What would Cloud Congestion Control look like?
Do you know why Van Jacobson invented the famous Additive Increase, Multiplicative Decrease (AIMD) algorithm in 1988? It was the result of an unexpected Internet collapse. Initially, the Internet had been designed without any congestion control. In fact, the Internet was not supposed to become so popular! Nobody was worrying on congestion before 1984 (RFC 896). But then a congestion collapse happened in 1986 when the NSFnet phase-I backbone dropped three orders of magnitude from its capacity of 32 kbit/s to 40 bit/s.
AIMD has been integrated in TCP in 1988 to prevent, control and eliminate congestions in the Internet. Investigating this protocol in depth for more than 10 years, I am still fascinated by its genius. It is a completely distributed algorithm designed and implemented by a community, via a test and try approach, and has evolved to adapt to new networking technologies, such as WiFi, ultra fast wide area networks or datacenter networks, etc. This highly collaborative congestion control algorithm, embedded in each Internet end node is just brilliant. The rocket science behind this artistic invention, has been realized recently when it was modeled for the first time by a famous Control Theory team at Caltech in the last decade. The key of the stability of the Internet resides in the feedback loop of the TCP algorithm. TCP is really difficult to tune for high performance, but it transport data in all situations and is really robust!
In 2006, I tried with my team to reproduce an Internet collapse at the TCP train wreck workshop organized by the Clean Slate lab at Stanford. All the big names of TCP/IP where there. We generated thousand of flows from hundreds of independent sources in our academic cloud (Grid5000). We were able to simulate, in real time and in front of all of the fathers of TCP, an Internet collapse. In less than two minutes we were able to block myriads of sources. But, only for a couple of minutes. After this we progressively saw all the sources come back to life and after some time our “Internet” state was normal again.
TCP is working very well, and even if rate and burstiness are increasing tremendously, an Internet collapse will probably never occur again. However, over time we observe that we suffer very bad performance, unbearable latencies, abundant useless retransmissions and bandwidth wastage, because TCP is not designed for low delays, or differentiated or high bandwidth. TCP is a solution designed for transporting homogeneous small size files and barely fits well any other scenarios.
TCP is all about the automation of TEST & TEST. You start slow then you increase linearly your sending rate until you reach the limit of capacity of your path. Then you back off and start testing the path up to the limit again, in a continuous feedback loop.

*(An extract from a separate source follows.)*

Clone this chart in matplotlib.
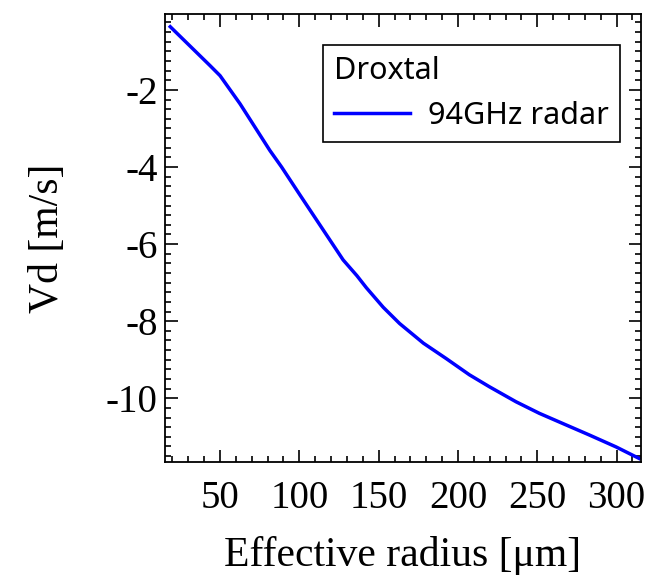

Let’s be very pragmatic and come back to the cloud. I assume that if you choose to adopt the cloud, it is because you can develop your great ideas with a small budget. The majority of businesses are in the cloud for this reason indeed – to save time and money! It’s not just for fun or pleasure! For these reasons, you will want to rapidly get the best return on your investment. Getting the maximum leverage for your money is a key part of the game!
We are no more in the context of a free and unlimited Internet, where all flows cooperate very well. In fact, since 20 years we are struggling with this design and the need for more predictability in Internet. This is exacerbated in the Cloud. We are in a very competitive world and we pay for the resources we need. The new trend is to cost optimize each individual infrastructure! In this scenario, we do not expect much collaboration, nor do we expect the user will back off automatically to be nice with his neighbors. This is not just happening for bandwidth sharing, but for all resources which are shared in the Cloud.
It’s a strange game! And we certainly need to (re:)invent a sort of automated “congestion control” solution for the cloud to stop critical bottlenecks and resource starvation from interfering with successful service delivery, a feedback loop to constantly adapt the networks of resources to the activity of their respective heterogeneous applications.